__YOUR GOAL__.
Starting at the first line of the listing below, repeat each line exactly until the line containing "ErrorBar, Cell, ReferenceDot", which you include. Leave out pictures.

__DATA EXCERPT__.
◆ ◆ ◆
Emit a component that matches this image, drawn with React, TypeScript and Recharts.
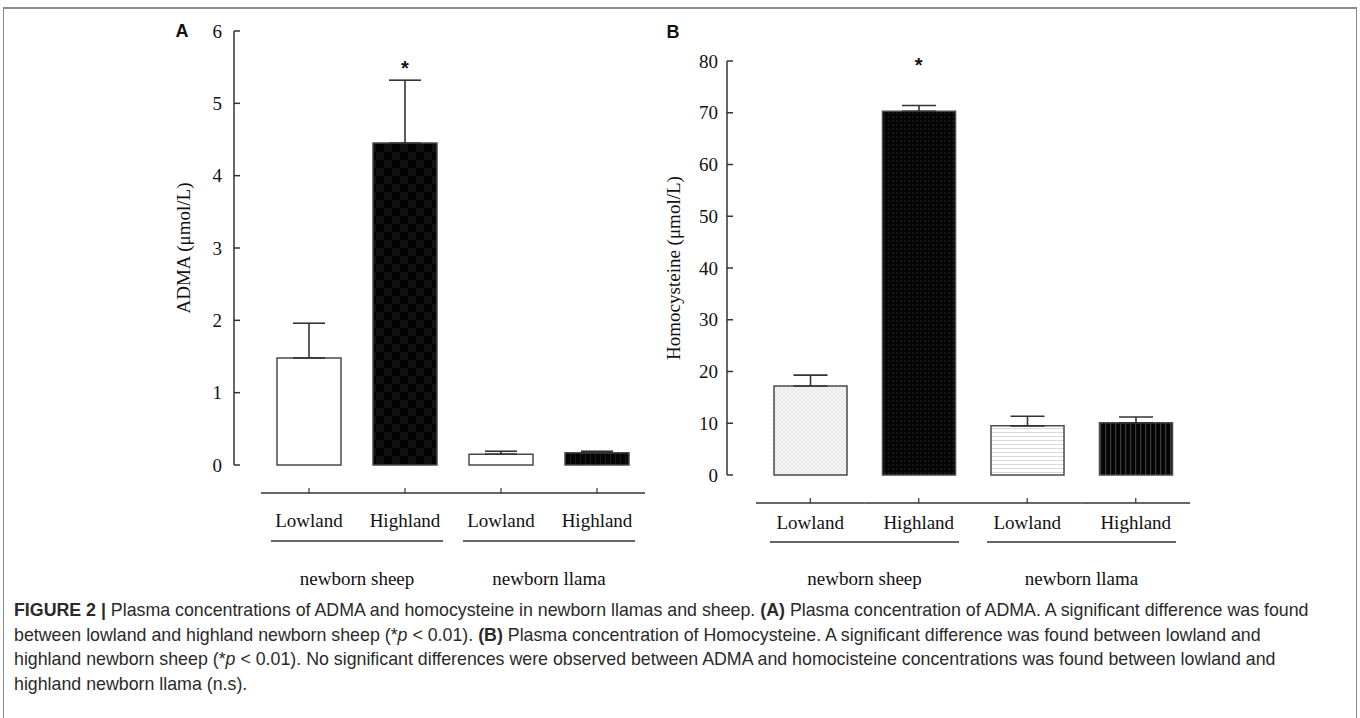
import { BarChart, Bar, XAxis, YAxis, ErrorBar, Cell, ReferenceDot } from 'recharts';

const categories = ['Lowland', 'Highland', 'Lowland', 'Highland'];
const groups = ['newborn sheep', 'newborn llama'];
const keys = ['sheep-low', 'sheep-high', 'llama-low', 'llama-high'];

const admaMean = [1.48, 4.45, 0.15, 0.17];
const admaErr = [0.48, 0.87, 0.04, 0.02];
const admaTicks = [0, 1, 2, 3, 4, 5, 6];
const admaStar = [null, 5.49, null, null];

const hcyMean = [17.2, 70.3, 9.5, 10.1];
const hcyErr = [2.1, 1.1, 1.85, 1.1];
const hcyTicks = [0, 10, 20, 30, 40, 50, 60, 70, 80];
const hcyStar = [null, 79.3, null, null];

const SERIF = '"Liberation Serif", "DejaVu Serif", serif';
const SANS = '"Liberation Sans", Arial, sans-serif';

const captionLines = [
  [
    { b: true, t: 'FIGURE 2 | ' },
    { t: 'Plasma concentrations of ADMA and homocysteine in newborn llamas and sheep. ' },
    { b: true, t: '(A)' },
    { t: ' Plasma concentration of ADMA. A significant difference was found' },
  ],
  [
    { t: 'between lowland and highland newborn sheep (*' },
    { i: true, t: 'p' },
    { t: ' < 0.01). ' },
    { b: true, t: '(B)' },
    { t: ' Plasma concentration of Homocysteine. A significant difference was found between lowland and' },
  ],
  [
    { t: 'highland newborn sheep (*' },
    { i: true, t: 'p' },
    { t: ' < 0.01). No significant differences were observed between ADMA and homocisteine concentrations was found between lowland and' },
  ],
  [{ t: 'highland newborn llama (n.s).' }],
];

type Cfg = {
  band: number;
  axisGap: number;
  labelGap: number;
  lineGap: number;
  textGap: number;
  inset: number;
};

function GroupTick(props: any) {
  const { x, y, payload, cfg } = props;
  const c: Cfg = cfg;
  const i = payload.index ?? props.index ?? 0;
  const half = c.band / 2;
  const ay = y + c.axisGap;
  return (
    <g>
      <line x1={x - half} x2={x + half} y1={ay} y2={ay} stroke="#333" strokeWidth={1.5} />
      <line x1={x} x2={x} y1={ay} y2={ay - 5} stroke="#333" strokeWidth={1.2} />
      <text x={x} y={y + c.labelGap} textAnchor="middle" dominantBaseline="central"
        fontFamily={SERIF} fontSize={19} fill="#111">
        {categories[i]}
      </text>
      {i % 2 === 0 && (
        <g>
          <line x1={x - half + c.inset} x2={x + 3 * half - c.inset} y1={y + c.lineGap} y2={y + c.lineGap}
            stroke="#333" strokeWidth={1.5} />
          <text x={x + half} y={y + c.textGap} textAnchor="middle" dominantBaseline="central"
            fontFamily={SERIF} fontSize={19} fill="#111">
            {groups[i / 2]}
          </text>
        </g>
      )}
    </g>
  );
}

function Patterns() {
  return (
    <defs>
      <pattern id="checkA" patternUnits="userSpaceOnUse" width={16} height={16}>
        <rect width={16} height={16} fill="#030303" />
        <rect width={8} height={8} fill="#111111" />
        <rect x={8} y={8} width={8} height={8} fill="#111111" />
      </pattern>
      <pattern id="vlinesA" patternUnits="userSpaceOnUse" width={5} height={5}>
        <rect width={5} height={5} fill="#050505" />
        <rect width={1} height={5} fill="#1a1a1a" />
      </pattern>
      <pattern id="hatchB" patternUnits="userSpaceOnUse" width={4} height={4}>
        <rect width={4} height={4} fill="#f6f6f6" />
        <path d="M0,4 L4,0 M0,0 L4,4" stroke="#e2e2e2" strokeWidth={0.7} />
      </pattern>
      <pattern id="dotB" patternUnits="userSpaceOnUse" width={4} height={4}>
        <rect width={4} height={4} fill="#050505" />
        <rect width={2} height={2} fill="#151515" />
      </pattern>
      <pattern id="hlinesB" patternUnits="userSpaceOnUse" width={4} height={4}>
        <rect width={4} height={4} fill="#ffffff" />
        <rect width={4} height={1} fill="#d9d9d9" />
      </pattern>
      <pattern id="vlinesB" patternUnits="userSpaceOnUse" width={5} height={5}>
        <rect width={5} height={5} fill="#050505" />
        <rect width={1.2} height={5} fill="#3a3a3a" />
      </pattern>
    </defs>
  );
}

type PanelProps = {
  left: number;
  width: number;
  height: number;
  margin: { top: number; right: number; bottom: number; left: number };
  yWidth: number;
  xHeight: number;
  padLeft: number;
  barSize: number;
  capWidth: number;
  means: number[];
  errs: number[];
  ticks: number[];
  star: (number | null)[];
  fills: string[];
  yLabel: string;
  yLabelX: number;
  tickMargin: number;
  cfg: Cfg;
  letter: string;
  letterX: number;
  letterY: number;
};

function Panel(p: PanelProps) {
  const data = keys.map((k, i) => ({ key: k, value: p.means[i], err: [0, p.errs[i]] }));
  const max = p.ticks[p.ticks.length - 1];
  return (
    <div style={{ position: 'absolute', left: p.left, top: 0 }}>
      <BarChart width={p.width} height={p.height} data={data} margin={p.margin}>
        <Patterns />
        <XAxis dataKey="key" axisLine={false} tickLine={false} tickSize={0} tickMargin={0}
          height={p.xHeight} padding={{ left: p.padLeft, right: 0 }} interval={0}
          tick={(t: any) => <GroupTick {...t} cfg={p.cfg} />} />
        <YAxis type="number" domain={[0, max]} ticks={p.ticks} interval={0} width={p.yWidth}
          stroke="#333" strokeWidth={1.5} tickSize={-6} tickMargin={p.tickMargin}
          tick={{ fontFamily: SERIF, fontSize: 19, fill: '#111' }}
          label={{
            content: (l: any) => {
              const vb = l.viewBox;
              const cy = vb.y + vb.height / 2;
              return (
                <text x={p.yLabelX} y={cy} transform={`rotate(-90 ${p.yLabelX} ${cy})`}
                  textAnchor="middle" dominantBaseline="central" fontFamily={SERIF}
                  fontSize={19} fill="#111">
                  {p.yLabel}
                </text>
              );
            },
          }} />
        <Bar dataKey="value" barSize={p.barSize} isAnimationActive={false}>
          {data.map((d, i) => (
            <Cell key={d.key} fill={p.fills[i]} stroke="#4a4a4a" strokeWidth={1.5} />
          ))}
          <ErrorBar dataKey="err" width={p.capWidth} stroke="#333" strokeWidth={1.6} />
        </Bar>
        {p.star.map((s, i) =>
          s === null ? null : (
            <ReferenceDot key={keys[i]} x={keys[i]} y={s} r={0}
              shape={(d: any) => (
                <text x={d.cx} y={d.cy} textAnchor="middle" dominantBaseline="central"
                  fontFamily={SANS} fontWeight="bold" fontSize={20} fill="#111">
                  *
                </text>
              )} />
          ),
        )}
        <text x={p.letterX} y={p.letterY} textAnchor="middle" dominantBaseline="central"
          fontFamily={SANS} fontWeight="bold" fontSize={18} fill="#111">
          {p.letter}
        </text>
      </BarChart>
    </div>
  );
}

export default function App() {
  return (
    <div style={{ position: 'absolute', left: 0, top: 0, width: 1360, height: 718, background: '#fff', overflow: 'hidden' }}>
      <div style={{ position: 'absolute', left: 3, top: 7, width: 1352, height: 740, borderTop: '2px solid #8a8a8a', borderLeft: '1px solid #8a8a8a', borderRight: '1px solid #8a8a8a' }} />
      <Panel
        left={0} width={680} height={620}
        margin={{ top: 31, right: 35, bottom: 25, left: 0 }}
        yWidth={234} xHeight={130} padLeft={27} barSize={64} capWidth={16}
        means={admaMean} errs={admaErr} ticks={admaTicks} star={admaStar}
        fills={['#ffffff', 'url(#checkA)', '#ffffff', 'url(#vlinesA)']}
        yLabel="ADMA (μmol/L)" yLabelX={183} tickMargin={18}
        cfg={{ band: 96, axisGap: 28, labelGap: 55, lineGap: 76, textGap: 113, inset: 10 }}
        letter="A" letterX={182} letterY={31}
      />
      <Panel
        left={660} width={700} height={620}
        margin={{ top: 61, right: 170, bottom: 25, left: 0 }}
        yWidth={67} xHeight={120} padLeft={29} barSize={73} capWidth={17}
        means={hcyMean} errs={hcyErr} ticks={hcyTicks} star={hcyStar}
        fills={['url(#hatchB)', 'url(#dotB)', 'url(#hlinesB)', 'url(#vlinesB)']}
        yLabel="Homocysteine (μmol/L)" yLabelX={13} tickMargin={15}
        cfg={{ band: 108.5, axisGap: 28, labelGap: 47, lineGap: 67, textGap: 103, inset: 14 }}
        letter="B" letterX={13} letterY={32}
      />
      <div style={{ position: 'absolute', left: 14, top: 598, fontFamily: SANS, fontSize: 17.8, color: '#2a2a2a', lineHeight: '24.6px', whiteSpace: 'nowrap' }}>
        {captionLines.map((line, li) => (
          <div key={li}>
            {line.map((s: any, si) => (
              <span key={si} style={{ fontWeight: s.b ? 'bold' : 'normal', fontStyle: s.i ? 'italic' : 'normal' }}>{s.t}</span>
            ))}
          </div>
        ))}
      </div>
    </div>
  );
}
◆ ◆ ◆
__OUTPUT__.
Emit a component that matches this image, drawn with React, TypeScript and Recharts.
import { BarChart, Bar, XAxis, YAxis, ErrorBar, Cell, ReferenceDot } from 'recharts';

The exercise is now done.